Millar, curator of folk arts at the Castellani Art Museum of Niagara University and adjunct professor in the art history with museum studies program, will interview drivers, mechanics, ticket sellers, facility workers, maintenance crews, track managers, pit crew members and concessionaires over the next year. The interviews will be available to the general public through the American Folklife Center’s Occupational Folklife Project web page and to researchers in person at the AFC.

“I was excited to learn that we received the Archie Green Fellowship as I knew what it could mean for preserving an important part of Niagara County’s heritage and raising national awareness of the Ransomville Speedway. After being brought to my first race by a co-worker two years ago, I knew this fellowship represented a great opportunity, as there are so many moving parts, and knowledge, skill, and experience needed to host each race,” Millar noted. “The fellowship recognizes the need to preserve the voices and experiences of workers in this country – that their knowledge and skills are an important part of the narrative of America’s history, despite historically being overlooked or underrepresented. As a resident of the county. it feels great to be able to help and be involved in sharing the voices and experiences of my neighbors in a national archive.”

The Ransomville Speedway is rich with history, culture, legends and stories from its early founding with Ed Ortiz and the Ransomville Slo-Pokes to the present.

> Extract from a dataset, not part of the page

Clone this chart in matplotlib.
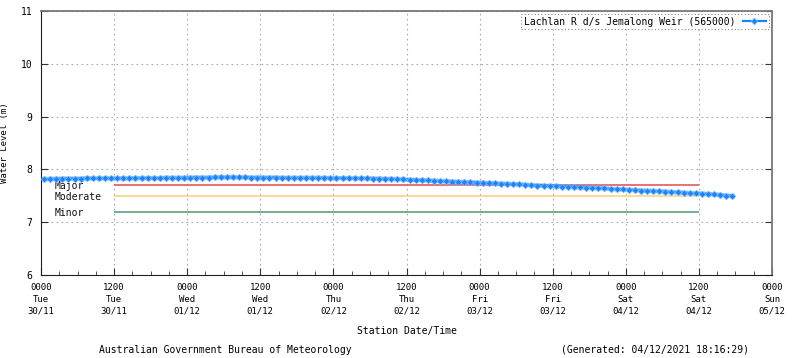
import numpy as np
import matplotlib
matplotlib.use("Agg")
import matplotlib.pyplot as plt
from matplotlib.ticker import MultipleLocator

# ── Data ──────────────────────────────────────────────────────────────────────
# hours since 0000 Tue 30/11
hours = np.arange(0.5, 114.5, 1.0)
level_m = [
    7.815, 7.82, 7.82, 7.825, 7.825, 7.825, 7.825, 7.83, 7.83, 7.83,
    7.83, 7.83, 7.83, 7.83, 7.83, 7.835, 7.835, 7.835, 7.835, 7.835,
    7.84, 7.84, 7.84, 7.84, 7.845, 7.845, 7.845, 7.845, 7.85, 7.85,
    7.85, 7.85, 7.85, 7.85, 7.845, 7.845, 7.845, 7.845, 7.845, 7.84,
    7.84, 7.84, 7.84, 7.84, 7.84, 7.84, 7.84, 7.835, 7.835, 7.835,
    7.835, 7.83, 7.83, 7.83, 7.825, 7.825, 7.82, 7.82, 7.815, 7.81,
    7.805, 7.80, 7.795, 7.79, 7.785, 7.78, 7.775, 7.77, 7.765, 7.76,
    7.755, 7.75, 7.745, 7.74, 7.735, 7.73, 7.725, 7.72, 7.715, 7.71,
    7.70, 7.695, 7.69, 7.685, 7.68, 7.675, 7.67, 7.665, 7.66, 7.655,
    7.65, 7.645, 7.64, 7.63, 7.625, 7.62, 7.615, 7.61, 7.60, 7.595,
    7.59, 7.585, 7.58, 7.57, 7.565, 7.56, 7.55, 7.545, 7.54, 7.535,
    7.525, 7.515, 7.505, 7.495,
]

flood_names = ["Major", "Moderate", "Minor"]
flood_levels = [7.7, 7.5, 7.2]
flood_colors = ["#e8585a", "#f7d583", "#5aa37a"]
flood_span = (12, 108)

tick_hours = list(range(0, 121, 12))
tick_labels = [
    "0000\nTue\n30/11", "1200\nTue\n30/11", "0000\nWed\n01/12", "1200\nWed\n01/12",
    "0000\nThu\n02/12", "1200\nThu\n02/12", "0000\nFri\n03/12", "1200\nFri\n03/12",
    "0000\nSat\n04/12", "1200\nSat\n04/12", "0000\nSun\n05/12",
]

series_name = "Lachlan R d/s Jemalong Weir (565000)"

# ── Plot ──────────────────────────────────────────────────────────────────────
FONT = "DejaVu Sans Mono"
FS = 6.5

fig = plt.figure(figsize=(8.0, 3.58), dpi=100)
ax = fig.add_axes([41 / 800, 1 - 275 / 358, 731 / 800, 264 / 358])

ax.set_xlim(0, 120)
ax.set_ylim(6, 11)

ax.set_xticks(tick_hours)
ax.set_xticklabels(tick_labels, fontsize=FS, family=FONT, linespacing=1.35)
ax.xaxis.set_minor_locator(MultipleLocator(3))
ax.yaxis.set_major_locator(MultipleLocator(1))
for lab in ax.get_yticklabels():
    lab.set_fontsize(FS + 0.5)
    lab.set_family(FONT)

ax.tick_params(axis="both", which="both", direction="in", color="#333333")
ax.tick_params(axis="x", which="major", length=5, pad=6)
ax.tick_params(axis="x", which="minor", length=3)
ax.tick_params(axis="y", which="major", length=5, pad=6, right=True)
ax.tick_params(axis="y", which="minor", left=False, right=False)

ax.grid(True, which="major", linestyle=(0, (1.5, 3)), color="#aaaaaa", linewidth=0.8)

for side in ["left", "bottom"]:
    ax.spines[side].set_color("#222222")
for side in ["top", "right"]:
    ax.spines[side].set_color("#777777")
    ax.spines[side].set_linewidth(1.3)

# flood classification lines
for name, lvl, col in zip(flood_names, flood_levels, flood_colors):
    ax.hlines(lvl, flood_span[0], flood_span[1], color=col, linewidth=1.2, zorder=2)
    ax.text(2.2, lvl - 0.02, name, fontsize=FS + 0.5, family=FONT,
            va="center", ha="left", color="#111111")

ax.plot(hours, level_m, color="#2a8cf5", linewidth=3.2, alpha=0.55, zorder=3)
ax.plot(hours, level_m, color="#1a84ff", linewidth=1.6, marker="D",
        markersize=3.4, markeredgewidth=0.5, markeredgecolor="#7dbcff",
        label=series_name, zorder=4)

leg = ax.legend(loc="upper right", prop={"family": FONT, "size": FS + 0.5},
                handlelength=2.4, borderpad=0.25, borderaxespad=0.35,
                fancybox=False, framealpha=1, markerfirst=False)
leg.get_frame().set_linestyle((0, (1, 2)))
leg.get_frame().set_edgecolor("#888888")
leg.get_frame().set_linewidth(0.8)

ax.set_ylabel("Water Level (m)", fontsize=FS, family=FONT)
ax.yaxis.set_label_coords(-32 / 731, 0.5)
ax.set_xlabel("Station Date/Time", fontsize=FS + 0.5, family=FONT, labelpad=8)

fig.text(225 / 800, 1 - 350 / 358, "Australian Government Bureau of Meteorology",
         fontsize=FS + 0.5, family=FONT, ha="center", va="center")
fig.text(655 / 800, 1 - 350 / 358, "(Generated: 04/12/2021 18:16:29)",
         fontsize=FS + 0.5, family=FONT, ha="center", va="center")

fig.savefig("out.png", dpi=100, facecolor="white")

“We are very excited to be working with Edward on this project,” said Jennifer Martin, general manager of the speedway. “Racing is not generally a sport that most think would have history, but that is certainly not the case. Ransomville Speedway is a huge part of Niagara County, and we are excited to help with interviews, pictures, and anything else that may be needed. When this is all said and done, we will encourage everyone to go take a look at the completed project.”

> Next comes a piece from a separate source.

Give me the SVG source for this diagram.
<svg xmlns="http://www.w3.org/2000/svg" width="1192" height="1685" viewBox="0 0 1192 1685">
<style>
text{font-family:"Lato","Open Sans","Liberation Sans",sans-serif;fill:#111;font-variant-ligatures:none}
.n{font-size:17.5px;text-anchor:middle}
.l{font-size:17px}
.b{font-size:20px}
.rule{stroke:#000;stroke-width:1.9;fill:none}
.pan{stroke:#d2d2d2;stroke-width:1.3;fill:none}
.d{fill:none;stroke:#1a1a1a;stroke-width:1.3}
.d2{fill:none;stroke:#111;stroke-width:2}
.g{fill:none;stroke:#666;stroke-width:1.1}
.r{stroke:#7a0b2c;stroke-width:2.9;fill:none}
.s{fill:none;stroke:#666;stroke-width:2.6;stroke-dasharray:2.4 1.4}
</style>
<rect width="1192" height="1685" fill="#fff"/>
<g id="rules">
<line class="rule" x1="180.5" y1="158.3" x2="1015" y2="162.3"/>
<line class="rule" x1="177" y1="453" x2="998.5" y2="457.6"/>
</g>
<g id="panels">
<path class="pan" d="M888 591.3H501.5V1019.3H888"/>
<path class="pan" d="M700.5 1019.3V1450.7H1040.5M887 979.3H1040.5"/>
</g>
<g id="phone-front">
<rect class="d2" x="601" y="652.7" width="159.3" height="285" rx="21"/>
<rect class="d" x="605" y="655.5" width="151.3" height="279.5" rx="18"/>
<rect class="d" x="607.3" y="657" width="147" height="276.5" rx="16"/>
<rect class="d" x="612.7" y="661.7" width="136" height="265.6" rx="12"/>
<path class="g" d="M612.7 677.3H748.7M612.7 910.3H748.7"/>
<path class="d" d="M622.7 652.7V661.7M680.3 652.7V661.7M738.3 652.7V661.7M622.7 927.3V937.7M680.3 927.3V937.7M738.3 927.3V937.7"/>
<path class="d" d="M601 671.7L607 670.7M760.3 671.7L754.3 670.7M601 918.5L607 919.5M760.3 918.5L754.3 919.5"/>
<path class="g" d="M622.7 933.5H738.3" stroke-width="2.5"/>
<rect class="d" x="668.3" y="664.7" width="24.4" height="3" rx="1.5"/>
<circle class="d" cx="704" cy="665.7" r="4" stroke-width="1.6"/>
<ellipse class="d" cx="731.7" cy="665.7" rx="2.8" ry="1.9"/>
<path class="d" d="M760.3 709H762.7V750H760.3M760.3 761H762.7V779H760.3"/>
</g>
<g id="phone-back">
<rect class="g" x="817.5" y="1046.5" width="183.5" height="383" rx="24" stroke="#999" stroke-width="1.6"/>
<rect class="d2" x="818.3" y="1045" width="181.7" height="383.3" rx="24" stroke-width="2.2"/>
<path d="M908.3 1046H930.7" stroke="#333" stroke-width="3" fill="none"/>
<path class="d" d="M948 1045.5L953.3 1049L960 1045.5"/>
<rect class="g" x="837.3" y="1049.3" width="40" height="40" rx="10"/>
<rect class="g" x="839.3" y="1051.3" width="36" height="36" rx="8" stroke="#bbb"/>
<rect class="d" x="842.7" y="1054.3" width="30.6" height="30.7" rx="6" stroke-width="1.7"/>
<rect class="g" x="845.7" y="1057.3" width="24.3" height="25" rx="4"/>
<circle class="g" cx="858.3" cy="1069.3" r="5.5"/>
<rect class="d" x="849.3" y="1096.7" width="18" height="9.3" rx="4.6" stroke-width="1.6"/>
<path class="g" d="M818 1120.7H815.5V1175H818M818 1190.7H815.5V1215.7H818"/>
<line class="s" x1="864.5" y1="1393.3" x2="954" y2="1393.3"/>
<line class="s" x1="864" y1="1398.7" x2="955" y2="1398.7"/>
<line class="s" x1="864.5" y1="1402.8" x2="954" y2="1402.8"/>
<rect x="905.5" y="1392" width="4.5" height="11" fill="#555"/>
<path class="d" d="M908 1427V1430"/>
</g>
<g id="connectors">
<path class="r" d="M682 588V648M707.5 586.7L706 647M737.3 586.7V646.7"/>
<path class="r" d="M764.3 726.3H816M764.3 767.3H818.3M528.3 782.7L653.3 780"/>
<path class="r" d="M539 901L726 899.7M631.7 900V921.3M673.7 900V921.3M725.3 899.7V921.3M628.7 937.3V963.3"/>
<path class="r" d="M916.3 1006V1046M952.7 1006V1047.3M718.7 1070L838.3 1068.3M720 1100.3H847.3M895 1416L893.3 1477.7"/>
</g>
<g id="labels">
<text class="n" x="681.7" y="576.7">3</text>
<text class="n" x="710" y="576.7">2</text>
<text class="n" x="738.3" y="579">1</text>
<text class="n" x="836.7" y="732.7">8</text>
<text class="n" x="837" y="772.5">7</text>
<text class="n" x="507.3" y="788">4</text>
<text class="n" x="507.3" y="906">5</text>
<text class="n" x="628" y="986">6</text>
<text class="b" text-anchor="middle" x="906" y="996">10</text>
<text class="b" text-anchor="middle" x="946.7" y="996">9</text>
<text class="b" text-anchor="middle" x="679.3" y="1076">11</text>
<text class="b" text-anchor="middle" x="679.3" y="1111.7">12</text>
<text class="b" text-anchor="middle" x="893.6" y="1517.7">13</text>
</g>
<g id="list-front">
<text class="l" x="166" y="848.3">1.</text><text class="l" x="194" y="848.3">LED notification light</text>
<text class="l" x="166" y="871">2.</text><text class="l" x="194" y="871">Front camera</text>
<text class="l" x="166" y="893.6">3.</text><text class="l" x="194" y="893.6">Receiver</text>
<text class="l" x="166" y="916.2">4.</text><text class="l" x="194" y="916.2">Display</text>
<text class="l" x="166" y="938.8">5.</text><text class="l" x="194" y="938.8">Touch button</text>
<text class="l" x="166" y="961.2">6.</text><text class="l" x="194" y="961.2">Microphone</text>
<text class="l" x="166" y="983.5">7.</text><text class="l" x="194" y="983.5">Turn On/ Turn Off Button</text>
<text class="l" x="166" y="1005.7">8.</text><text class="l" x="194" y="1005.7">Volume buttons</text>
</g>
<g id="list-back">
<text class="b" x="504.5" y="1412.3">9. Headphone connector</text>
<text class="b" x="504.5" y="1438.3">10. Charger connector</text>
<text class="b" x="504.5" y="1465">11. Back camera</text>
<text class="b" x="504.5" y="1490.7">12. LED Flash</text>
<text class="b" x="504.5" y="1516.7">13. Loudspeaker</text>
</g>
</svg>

The Archie Green Fellowships were established to honor the memory of Archie Green (1917-2009), a pioneering folklorist who championed the establishment of the American Folklife Center at the Library of Congress and devoted his life to documenting and preserving the traditions of American workers. The fellowship is intended to support new research in occupational folklife and to generate significant digital archival collections of interviews with contemporary American workers (audio recordings, photographs, videos and fieldnotes), which will be preserved in the American Folklife Center archive and made available to researchers and the public. To date, the Archie Green Fellows have completed more than 1,000 substantive interviews that now enrich the AFC archive.

This fellowship follows the Castellani Art Museum’s folk arts program’s dedication to original fieldwork since its beginnings in the early 1990s with folklorist Kate Koperski, and has gone on to document and preserve first-hand interviews, photography and videography of local traditional artists, community members and cultural traditions. Although they have primarily focused on folk art traditions in Buffalo Niagara Region communities, Millar noted there is also culture and traditions embedded in work: “Folk art and traditional culture are not only something seen, it is something experienced, something made. It can be found wherever special knowledge and skill come together to create, repair or act. It’s all around us – from auto repair shops to kitchen tables, in a story told or a field sown.”

In addition to the materials being archived in the American Folklife Center, this fieldwork will also lead to a future exhibit at the Castellani Art Museum of Niagara University.

“This award is a great shared achievement for the Castellani Art Museum, Niagara University and the Ransomville Speedway. Aside from the project, Millar’s research and documentation will help lay the groundwork for a future exhibition at the Castellani Art Museum about the history and occupational folklife of the Ransomville Speedway," said Michael Beam, CAM interim director.